▸ Objective
Starting at the first line of the listing below, repeat each line up to and including the one containing "const sourceText = '(source: Insee)';". Leave out pictures.

▸ Dataset extract
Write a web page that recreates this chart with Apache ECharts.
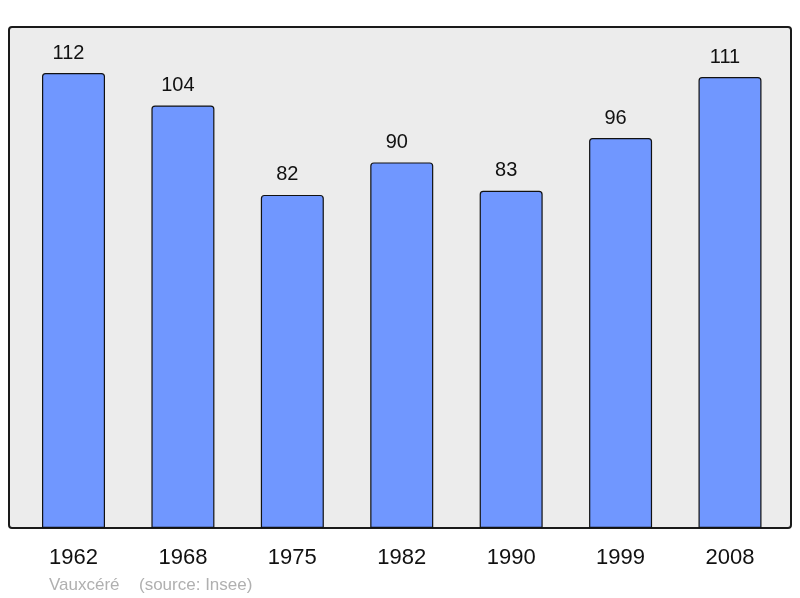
<!DOCTYPE html>
<html>
<head>
<meta charset="utf-8">
<script src="https://cdn.jsdelivr.net/npm/echarts@6/dist/echarts.min.js"></script>
<style>html,body{margin:0;padding:0;background:#fff;}#c{width:800px;height:598px;}</style>
</head>
<body>
<div id="c"></div>
<script>
const years = ['1962','1968','1975','1982','1990','1999','2008'];
const population = [112, 104, 82, 90, 83, 96, 111];
const townName = 'Vauxcéré';
const sourceText = '(source: Insee)';

const chart = echarts.init(document.getElementById('c'), null, {renderer: 'canvas'});
chart.setOption({
  animation: false,
  backgroundColor: '#ffffff',
  textStyle: {fontFamily: 'Liberation Sans, Arial, sans-serif'},
  graphic: {
    elements: [
      {type: 'rect', z: -10, shape: {x: 9, y: 27, width: 782, height: 501, r: 3},
       style: {fill: '#ececec', stroke: '#1a1a1a', lineWidth: 2}},
      {type: 'text', left: 49, top: 577, style: {text: townName, fill: '#b0b0b0', font: '17px Liberation Sans, Arial, sans-serif'}},
      {type: 'text', left: 139, top: 577, style: {text: sourceText, fill: '#b0b0b0', font: '17px Liberation Sans, Arial, sans-serif'}}
    ]
  },
  grid: {left: 18.8, right: 15.3, top: 40.5, bottom: 70, containLabel: false},
  xAxis: {
    type: 'category', data: years,
    axisLine: {show: false}, axisTick: {show: false},
    axisLabel: {color: '#111', fontSize: 22, margin: 19, fontFamily: 'Liberation Sans, Arial, sans-serif'}
  },
  yAxis: {type: 'value', min: 0, max: 120, show: false, splitLine: {show: false}},
  series: [{
    type: 'bar', data: population, barWidth: 63,
    itemStyle: {color: '#7097ff', borderColor: '#111', borderWidth: 1.2, borderRadius: [3,3,0,0]},
    label: {show: true, position: 'top', distance: 10, offset: [-5, 0], color: '#111', fontSize: 20,
            fontFamily: 'Liberation Sans, Arial, sans-serif'}
  }]
});
</script>
</body>
</html>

▸ The completed task
Write a web page that recreates this chart with Apache ECharts.
<!DOCTYPE html>
<html>
<head>
<meta charset="utf-8">
<script src="https://cdn.jsdelivr.net/npm/echarts@6/dist/echarts.min.js"></script>
<style>html,body{margin:0;padding:0;background:#fff;}#c{width:800px;height:598px;}</style>
</head>
<body>
<div id="c"></div>
<script>
const years = ['1962','1968','1975','1982','1990','1999','2008'];
const population = [112, 104, 82, 90, 83, 96, 111];
const townName = 'Vauxcéré';
const sourceText = '(source: Insee)';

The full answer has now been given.